>> Begin Information supplied

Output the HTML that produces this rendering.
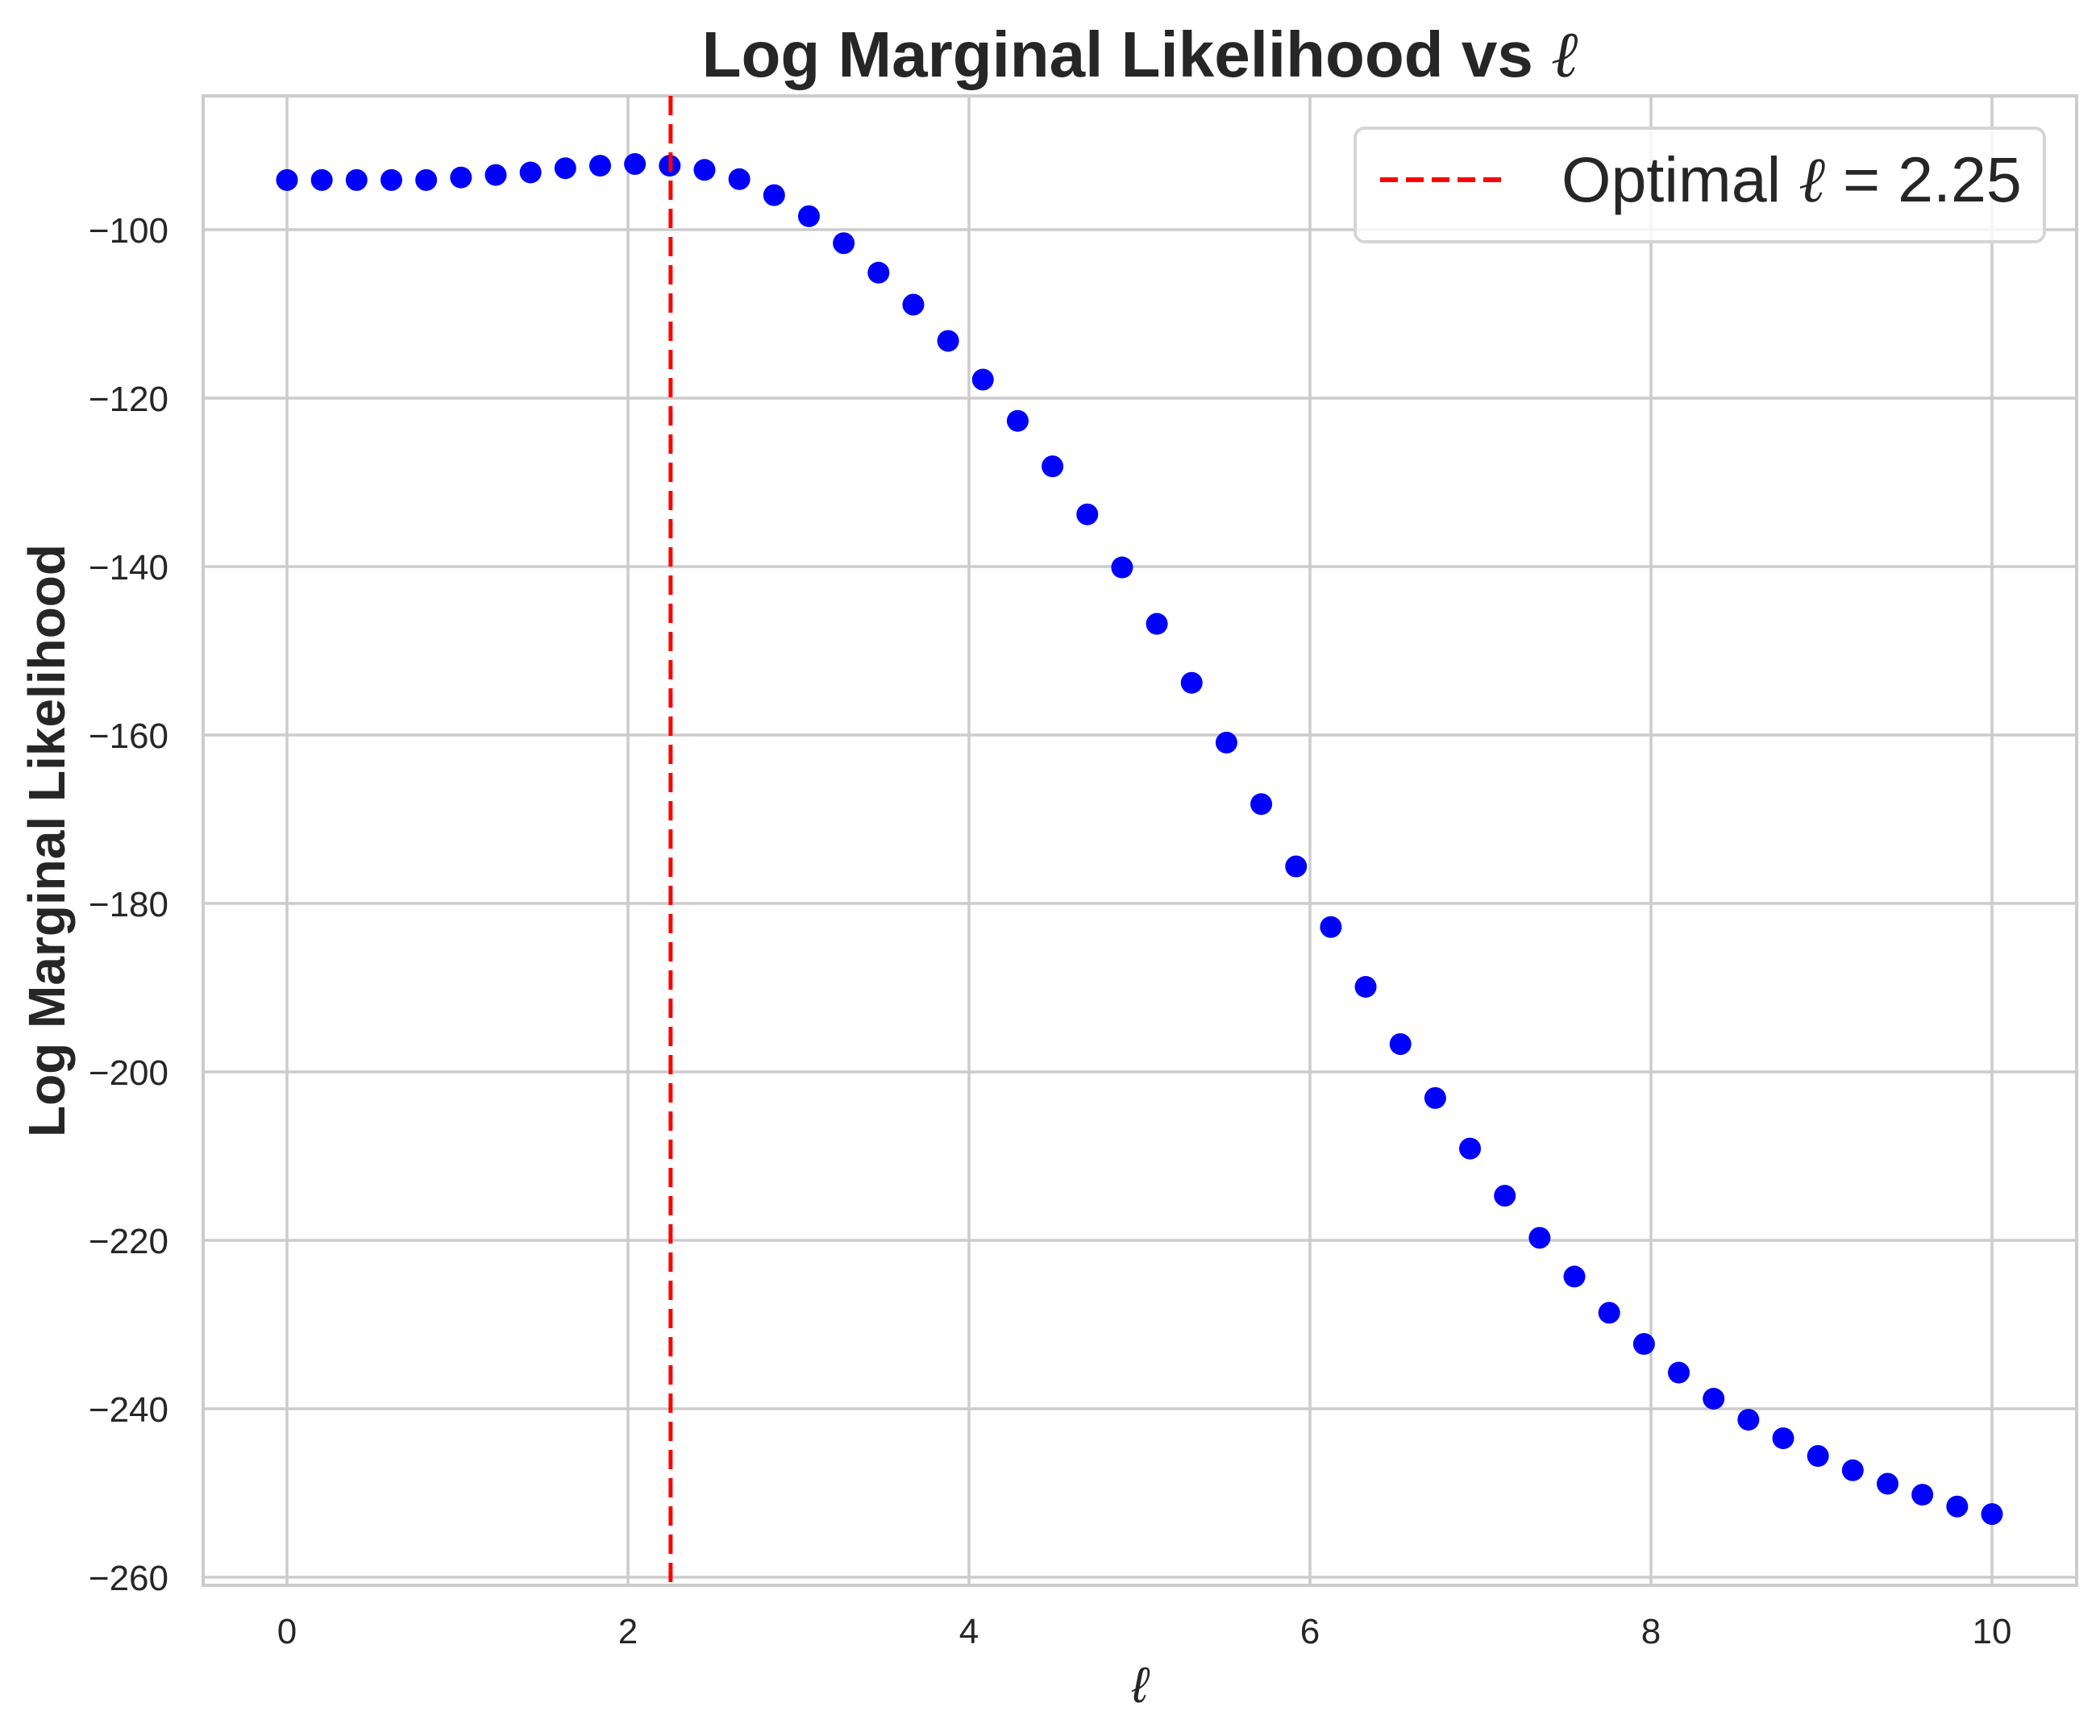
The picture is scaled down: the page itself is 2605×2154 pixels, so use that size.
<!DOCTYPE html>
<html><head><meta charset="utf-8"><style>body{margin:0;background:#fff}svg{display:block}text{font-family:"Liberation Sans",sans-serif;fill:#262626}</style></head>
<body>
<svg id="chart" width="2605" height="2154" viewBox="0 0 2605 2154" xmlns="http://www.w3.org/2000/svg">
<g id="grid"></g>
<g id="axes"></g>
<g id="marks"></g>
</svg>
<script>
const xValues = Array.from({length:50},(_,i)=>i*10/49);
const yValues = [-94.1,-94.1,-94.1,-94.1,-94.1,-93.8,-93.5,-93.2,-92.7,-92.4,-92.2,-92.4,-92.9,-94.0,-95.9,-98.4,-101.6,-105.1,-108.9,-113.2,-117.8,-122.7,-128.1,-133.8,-140.1,-146.8,-153.8,-160.9,-168.2,-175.6,-182.8,-189.9,-196.7,-203.1,-209.1,-214.7,-219.7,-224.3,-228.6,-232.3,-235.7,-238.8,-241.3,-243.5,-245.6,-247.3,-248.9,-250.2,-251.6,-252.5];
const xTicks = [0,2,4,6,8,10];
const yTicks = [-100,-120,-140,-160,-180,-200,-220,-240,-260];
const optimal = 2.25;

const NS="http://www.w3.org/2000/svg";
const L=252,R=2576,T=119,B=1967;
function sx(v){return 356+v*211.5;}
function sy(v){return 285+(-100-v)*10.45;}
function mk(tag,attrs,parent,txt){const e=document.createElementNS(NS,tag);for(const k in attrs)e.setAttribute(k,attrs[k]);if(txt!==undefined)e.textContent=txt;parent.appendChild(e);return e;}
const svg=document.getElementById('chart'),grid=document.getElementById('grid'),axes=document.getElementById('axes'),marks=document.getElementById('marks');

xTicks.forEach(t=>{
  const l=mk('line',{x1:sx(t),x2:sx(t),y1:T,y2:B,stroke:'#cccccc','stroke-width':3.5},grid);
  
  
  const tx=mk('text',{x:sx(t),y:2039,'font-size':44,'text-anchor':'middle'},axes,String(t));
  
  
});
yTicks.forEach(t=>{
  const l=mk('line',{x1:L,x2:R,y1:sy(t),y2:sy(t),stroke:'#cccccc','stroke-width':3.5},grid);
  
  
  const tx=mk('text',{x:209,y:sy(t)+16,'font-size':44,'text-anchor':'end'},axes,'\u2212'+Math.abs(t));
  
  
});
const fr=mk('rect',{x:L,y:T,width:R-L,height:B-T,fill:'none',stroke:'#cccccc','stroke-width':4},axes);



xValues.forEach((x,i)=>{
  const c=mk('circle',{cx:sx(x),cy:sy(yValues[i]),r:13.5,fill:'#0000ff'},marks);
  
  
});
const vl=mk('line',{x1:sx(optimal),x2:sx(optimal),y1:T,y2:B,stroke:'#ff0000','stroke-width':5,'stroke-dasharray':'24 11'},svg);



const tt=mk('text',{x:1414,y:95,'font-size':80,'font-weight':'bold','text-anchor':'middle'},svg);


tt.appendChild(document.createTextNode('Log Marginal Likelihood vs '));
mk('tspan',{'font-style':'italic','font-weight':'normal','font-family':'"DejaVu Serif",serif'},tt,'\u2113');
const yl=mk('text',{x:0,y:0,'font-size':64,'font-weight':'bold','text-anchor':'middle',transform:'translate(80,1043) rotate(-90)'},svg,'Log Marginal Likelihood');


const xl=mk('text',{x:1414,y:2112,'font-size':62,'font-style':'italic','text-anchor':'middle','font-family':'"DejaVu Serif",serif'},svg,'\u2113');



const lg=mk('g',{},svg);


mk('rect',{x:1681,y:159,width:855,height:141,rx:12,fill:'rgba(255,255,255,0.8)',stroke:'#d5d5d5','stroke-width':4},lg);
const ll=mk('line',{x1:1712,x2:1868,y1:223,y2:223,stroke:'#ff0000','stroke-width':6,'stroke-dasharray':'22 10'},lg);


const lt=mk('text',{x:1937,y:250,'font-size':79},lg);


lt.appendChild(document.createTextNode('Optimal '));
mk('tspan',{'font-style':'italic','font-family':'"DejaVu Serif",serif'},lt,'\u2113');
lt.appendChild(document.createTextNode(' = 2.25'));
</script>
</body></html>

>> End Information supplied

What is being asked: Quote, exactly and only, the lines from the first line of the data above through the line containing "const optimal = 2.25;". The pictures do not belong in it.

Written reply:
Output the HTML that produces this rendering.
The picture is scaled down: the page itself is 2605×2154 pixels, so use that size.
<!DOCTYPE html>
<html><head><meta charset="utf-8"><style>body{margin:0;background:#fff}svg{display:block}text{font-family:"Liberation Sans",sans-serif;fill:#262626}</style></head>
<body>
<svg id="chart" width="2605" height="2154" viewBox="0 0 2605 2154" xmlns="http://www.w3.org/2000/svg">
<g id="grid"></g>
<g id="axes"></g>
<g id="marks"></g>
</svg>
<script>
const xValues = Array.from({length:50},(_,i)=>i*10/49);
const yValues = [-94.1,-94.1,-94.1,-94.1,-94.1,-93.8,-93.5,-93.2,-92.7,-92.4,-92.2,-92.4,-92.9,-94.0,-95.9,-98.4,-101.6,-105.1,-108.9,-113.2,-117.8,-122.7,-128.1,-133.8,-140.1,-146.8,-153.8,-160.9,-168.2,-175.6,-182.8,-189.9,-196.7,-203.1,-209.1,-214.7,-219.7,-224.3,-228.6,-232.3,-235.7,-238.8,-241.3,-243.5,-245.6,-247.3,-248.9,-250.2,-251.6,-252.5];
const xTicks = [0,2,4,6,8,10];
const yTicks = [-100,-120,-140,-160,-180,-200,-220,-240,-260];
const optimal = 2.25;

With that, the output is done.